Chandigarh, 7 December 2016. Lawyers and former judges at the Punjab and Haryana high court have described Chief Justice of India-designate Justice Jagdish Singh Khehar as a hardworking and competent lawyer, a self-made person, who was destined to scale new heights.
Chief Justice of India T S Thakur recommended Justice J S Khehar as his successor on Tuesday. Justice Khehar will be sworn in as the head of Indian judiciary on January 4, 2017. The first Sikh to be India’s Chief Justice, he will hold the post till August 28.
With a straightforward approach, Justice Khehar has always remained far from controversies, recall members of the legal fraternity in Chandigarh.
After completing his master of laws (LLM) from Panjab University, Chandigarh, he joined the Bar in 1979 and practised till February, 1999, when he was elevated as additional judge of the Punjab and Haryana high court.
“His views have always been consistent, but not orthodox at the Bar and later as a judge in the high court and now in the Supreme Court,” says senior advocate Anupam Gupta, who has seen him as a member at the Bar and later argued before him in many matters.
Though Justice Khehar mainly dealt with service matters, he also took up corporate cases and appeared in high courts of Punjab and Haryana, Himachal, Delhi and the Supreme Court.

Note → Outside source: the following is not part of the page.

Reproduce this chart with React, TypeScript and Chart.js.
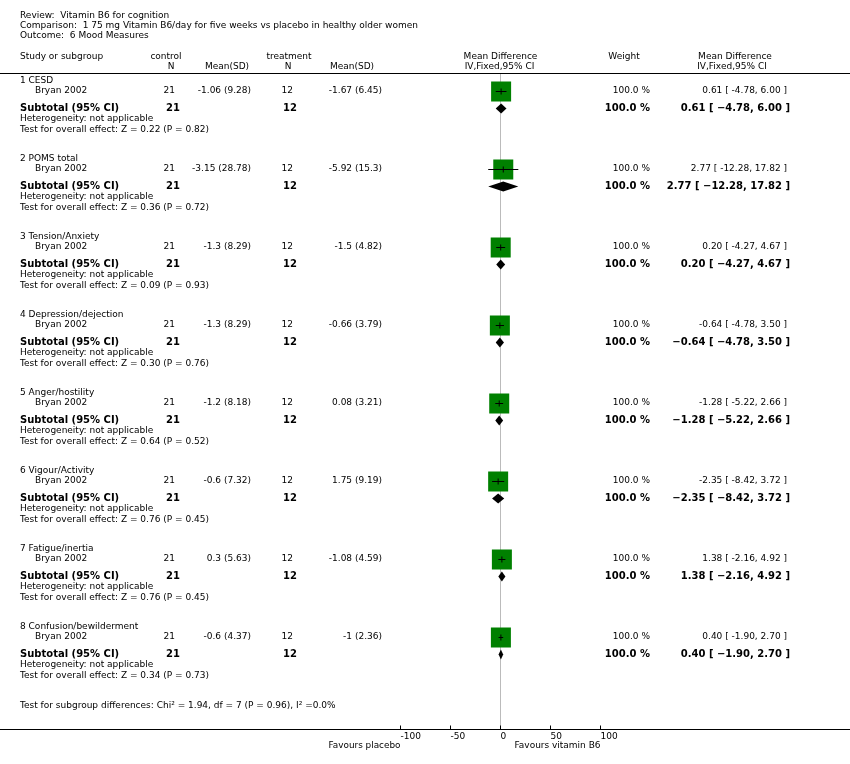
import React, { useEffect, useRef } from 'react';
import { Chart, registerables } from 'chart.js';
Chart.register(...registerables);

// ---------------- data ----------------
const titleLines = [
  'Review:  Vitamin B6 for cognition',
  'Comparison:  1 75 mg Vitamin B6/day for five weeks vs placebo in healthy older women',
  'Outcome:  6 Mood Measures',
];
const subgroups = [
  '1 CESD',
  '2 POMS total',
  '3 Tension/Anxiety',
  '4 Depression/dejection',
  '5 Anger/hostility',
  '6 Vigour/Activity',
  '7 Fatigue/inertia',
  '8 Confusion/bewilderment',
];
const studyName = 'Bryan 2002';
const controlN = [21, 21, 21, 21, 21, 21, 21, 21];
const controlMeanSD = ['-1.06 (9.28)', '-3.15 (28.78)', '-1.3 (8.29)', '-1.3 (8.29)', '-1.2 (8.18)', '-0.6 (7.32)', '0.3 (5.63)', '-0.6 (4.37)'];
const treatmentN = [12, 12, 12, 12, 12, 12, 12, 12];
const treatmentMeanSD = ['-1.67 (6.45)', '-5.92 (15.3)', '-1.5 (4.82)', '-0.66 (3.79)', '0.08 (3.21)', '1.75 (9.19)', '-1.08 (4.59)', '-1 (2.36)'];
const meanDiff = [0.61, 2.77, 0.2, -0.64, -1.28, -2.35, 1.38, 0.4];
const ciLow = [-4.78, -12.28, -4.27, -4.78, -5.22, -8.42, -2.16, -1.9];
const ciHigh = [6.0, 17.82, 4.67, 3.5, 2.66, 3.72, 4.92, 2.7];
const weights = [100, 100, 100, 100, 100, 100, 100, 100];
const overallZ = ['0.22', '0.36', '0.09', '0.30', '0.64', '0.76', '0.76', '0.34'];
const overallP = ['0.82', '0.72', '0.93', '0.76', '0.52', '0.45', '0.45', '0.73'];
const axisTicks = [-100, -50, 0, 50, 100];
const favoursLeft = 'Favours placebo';
const favoursRight = 'Favours vitamin B6';
const subgroupTest = 'Test for subgroup differences: Chi\u00B2 = 1.94, df = 7 (P = 0.96), I\u00B2 =0.0%';

// ---------------- layout ----------------
const W = 850;
const H = 764;
const GROUP_TOP = 81;
const GROUP_PITCH = 78;
const OFF = { label: 0, study: 10, subtotal: 27, het: 38, test: 49 };
const rowY = (g: number, k: keyof typeof OFF) => GROUP_TOP + GROUP_PITCH * g + OFF[k];
const AXIS_Y = 729.5;
const GREEN = '#008000';
const FONT = '"DejaVu Sans", Verdana, sans-serif';
const SMALL = `9px ${FONT}`;
const BOLD = `bold 10px ${FONT}`;

const fmt2 = (v: number) => v.toFixed(2);
const ciText = (i: number) => `${fmt2(meanDiff[i])} [ ${fmt2(ciLow[i])}, ${fmt2(ciHigh[i])} ]`;
const ciTextBold = (i: number) =>
  `${fmt2(meanDiff[i]).replace('-', '\u2212')} [ ${fmt2(ciLow[i]).replace('-', '\u2212')}, ${fmt2(ciHigh[i]).replace('-', '\u2212')} ]`;

function txt(ctx: CanvasRenderingContext2D, s: string, x: number, y: number, align: CanvasTextAlign, font: string, maxW?: number) {
  ctx.font = font;
  ctx.textAlign = align;
  ctx.textBaseline = 'middle';
  ctx.fillStyle = '#000';
  if (maxW) ctx.fillText(s, x, y, maxW);
  else ctx.fillText(s, x, y);
}

const forestPlugin = {
  id: 'forest',
  beforeDatasetsDraw(chart: any) {
    const { ctx, scales } = chart;
    const xs = scales.x;
    const x0 = xs.getPixelForValue(0);
    ctx.save();
    ctx.strokeStyle = '#bbbbbb';
    ctx.lineWidth = 1;
    ctx.beginPath();
    ctx.moveTo(x0, 74);
    ctx.lineTo(x0, AXIS_Y);
    ctx.stroke();
    ctx.restore();
  },
  afterDatasetsDraw(chart: any) {
    const { ctx, scales } = chart;
    const xs = scales.x;
    const ys = scales.y;
    ctx.save();
    ctx.fillStyle = '#000';
    subgroups.forEach((_, g) => {
      const yc = ys.getPixelForValue(rowY(g, 'subtotal') + 0.5);
      const xl = xs.getPixelForValue(ciLow[g]);
      const xm = xs.getPixelForValue(meanDiff[g]);
      const xr = xs.getPixelForValue(ciHigh[g]);
      ctx.beginPath();
      ctx.moveTo(xl, yc);
      ctx.lineTo(xm, yc - 5);
      ctx.lineTo(xr, yc);
      ctx.lineTo(xm, yc + 5);
      ctx.closePath();
      ctx.fill();
    });
    ctx.restore();
  },
  afterDraw(chart: any) {
    const { ctx, scales } = chart;
    const xs = scales.x;
    ctx.save();
    // titles
    titleLines.forEach((t, i) => txt(ctx, t, 20, 16 + i * 10, 'left', SMALL));
    // headers
    txt(ctx, 'Study or subgroup', 20, 57, 'left', SMALL);
    txt(ctx, 'control', 166, 57, 'center', SMALL);
    txt(ctx, 'N', 171, 67, 'center', SMALL);
    txt(ctx, 'Mean(SD)', 227, 67, 'center', SMALL);
    txt(ctx, 'treatment', 289, 57, 'center', SMALL);
    txt(ctx, 'N', 288, 67, 'center', SMALL);
    txt(ctx, 'Mean(SD)', 352, 67, 'center', SMALL);
    const x0 = xs.getPixelForValue(0);
    txt(ctx, 'Mean Difference', x0, 57, 'center', SMALL);
    txt(ctx, 'IV,Fixed,95% CI', x0 - 1, 67, 'center', SMALL);
    txt(ctx, 'Weight', 624, 57, 'center', SMALL);
    txt(ctx, 'Mean Difference', 735, 57, 'center', SMALL);
    txt(ctx, 'IV,Fixed,95% CI', 732, 67, 'center', SMALL);
    // header rule
    ctx.strokeStyle = '#000';
    ctx.lineWidth = 1;
    ctx.beginPath();
    ctx.moveTo(0, 73.5);
    ctx.lineTo(W, 73.5);
    ctx.stroke();

    subgroups.forEach((name, g) => {
      const yl = rowY(g, 'label');
      const yS = rowY(g, 'study');
      const yT = rowY(g, 'subtotal');
      txt(ctx, name, 20, yl, 'left', SMALL);
      txt(ctx, studyName, 35, yS, 'left', SMALL);
      txt(ctx, String(controlN[g]), 175, yS, 'right', SMALL);
      txt(ctx, controlMeanSD[g], 251, yS, 'right', SMALL);
      txt(ctx, String(treatmentN[g]), 293, yS, 'right', SMALL);
      txt(ctx, treatmentMeanSD[g], 382, yS, 'right', SMALL);
      txt(ctx, `${weights[g].toFixed(1)} %`, 650, yS, 'right', SMALL);
      txt(ctx, ciText(g), 787, yS, 'right', SMALL);

      txt(ctx, 'Subtotal (95% CI)', 20, yT, 'left', BOLD);
      txt(ctx, String(controlN[g]), 180, yT, 'right', BOLD);
      txt(ctx, String(treatmentN[g]), 297, yT, 'right', BOLD);
      txt(ctx, `${weights[g].toFixed(1)} %`, 650, yT, 'right', BOLD);
      txt(ctx, ciTextBold(g), 790, yT, 'right', BOLD);

      txt(ctx, 'Heterogeneity: not applicable', 20, rowY(g, 'het'), 'left', SMALL);
      txt(ctx, `Test for overall effect: Z = ${overallZ[g]} (P = ${overallP[g]})`, 20, rowY(g, 'test'), 'left', SMALL);
    });

    txt(ctx, subgroupTest, 20, 706, 'left', SMALL, 322);

    // axis
    ctx.strokeStyle = '#000';
    ctx.lineWidth = 1;
    ctx.beginPath();
    ctx.moveTo(0, AXIS_Y);
    ctx.lineTo(W, AXIS_Y);
    ctx.stroke();
    axisTicks.forEach((t) => {
      const px = Math.round(xs.getPixelForValue(t) - 0.5) + 0.5;
      ctx.beginPath();
      ctx.moveTo(px, AXIS_Y - 4);
      ctx.lineTo(px, AXIS_Y);
      ctx.stroke();
      txt(ctx, String(t), px, 737, 'left', SMALL);
    });
    txt(ctx, favoursLeft, xs.getPixelForValue(-100), 746, 'right', SMALL, 72);
    txt(ctx, favoursRight, xs.getPixelForValue(100), 746, 'right', SMALL, 86);
    ctx.restore();
  },
};

export default function App() {
  const ref = useRef<HTMLCanvasElement | null>(null);
  useEffect(() => {
    if (!ref.current) return;
    const studyPts = subgroups.map((_, g) => ({ x: meanDiff[g], y: rowY(g, 'study') + 0.5 }));
    const ciSets = subgroups.map((_, g) => ({
      type: 'line' as const,
      data: [
        { x: ciLow[g], y: rowY(g, 'study') + 0.5 },
        { x: ciHigh[g], y: rowY(g, 'study') + 0.5 },
      ],
      showLine: true,
      borderColor: '#000',
      borderWidth: 1,
      pointRadius: 0,
      fill: false,
      order: 1,
    }));
    const chart = new Chart(ref.current, {
      type: 'scatter',
      data: {
        datasets: [
          {
            data: studyPts,
            pointStyle: 'rect',
            pointRadius: 20 / Math.SQRT2,
            pointBackgroundColor: GREEN,
            backgroundColor: GREEN,
            borderWidth: 0,
            pointBorderWidth: 0,
            order: 3,
          } as any,
          ...ciSets,
          {
            data: studyPts,
            pointStyle: 'line',
            rotation: 90,
            pointRadius: 3,
            borderColor: '#000',
            pointBorderColor: '#000',
            borderWidth: 1,
            order: 0,
          } as any,
        ],
      },
      options: {
        responsive: false,
        devicePixelRatio: 1,
        animation: false,
        layout: { autoPadding: false, padding: { left: 400.5, right: 249.5, top: 0, bottom: 0 } },
        scales: {
          x: { type: 'linear', min: -100, max: 100, display: false },
          y: { type: 'linear', min: 0, max: H, reverse: true, display: false },
        },
        plugins: { legend: { display: false }, tooltip: { enabled: false } },
        events: [],
      },
      plugins: [forestPlugin],
    } as any);
    return () => chart.destroy();
  }, []);
  return (
    <div style={{ position: 'fixed', left: 0, top: 0, width: W, height: H, background: '#fff' }}>
      <canvas ref={ref} width={W} height={H} style={{ width: W, height: H, display: 'block' }} />
    </div>
  );
}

He had a brief stint as additional advocate general, Punjab, and later as senior standing counsel, Chandigarh, before he was designated as senior advocate in February 1995.
In February 1999, he was elevated as additional judge of the Punjab and Haryana high court. “He is self-made man. He was very competent as a lawyer. I have never heard of any controversy about him,” says justice (retd) Amarjeet Chaudhary before whom justice Khehar had appeared as a lawyer for some years.
He served as acting chief justice of the Punjab and Haryana high court twice in 2008 and 2009, and was elevated as the chief justice of Uttarakhand high court in November 2009. He was transferred to the Karnataka high court in August 2010, before being elevated as a Supreme Court judge in September 2011.
“He would let you argue, even if he disagreed, but would never lose his cool. This is the best quality we lawyers see in a judge,” recalls senior advocate Rajive Atma Ram.
He has handed down many noteworthy judgments and one of them is about the Sehajdhari Sikhs in 2009 in which a bench presided over by him held that prescription of the precondition of maintaining “Sikhi swaroop” is a permissible precondition for admitting students under the Sikh minority community quota.
“He was encouraging as a senior judge and would write his judgments with clarity,” says a retired judge, who practised with him at the Bar and later sat with him as a junior colleague in high court.
While Justice Khehar was the first lawyer in his family, all his three sons have followed him into the legal profession. His wife, Madhupreet Kaur Khehar, is a homemaker.
His two sons Karanveer Singh Khehar and Barinder Singh Khehar practice at the Punjab and Haryana high court and the third son, Tarunveer Singh Khehar, practices at the Delhi high court.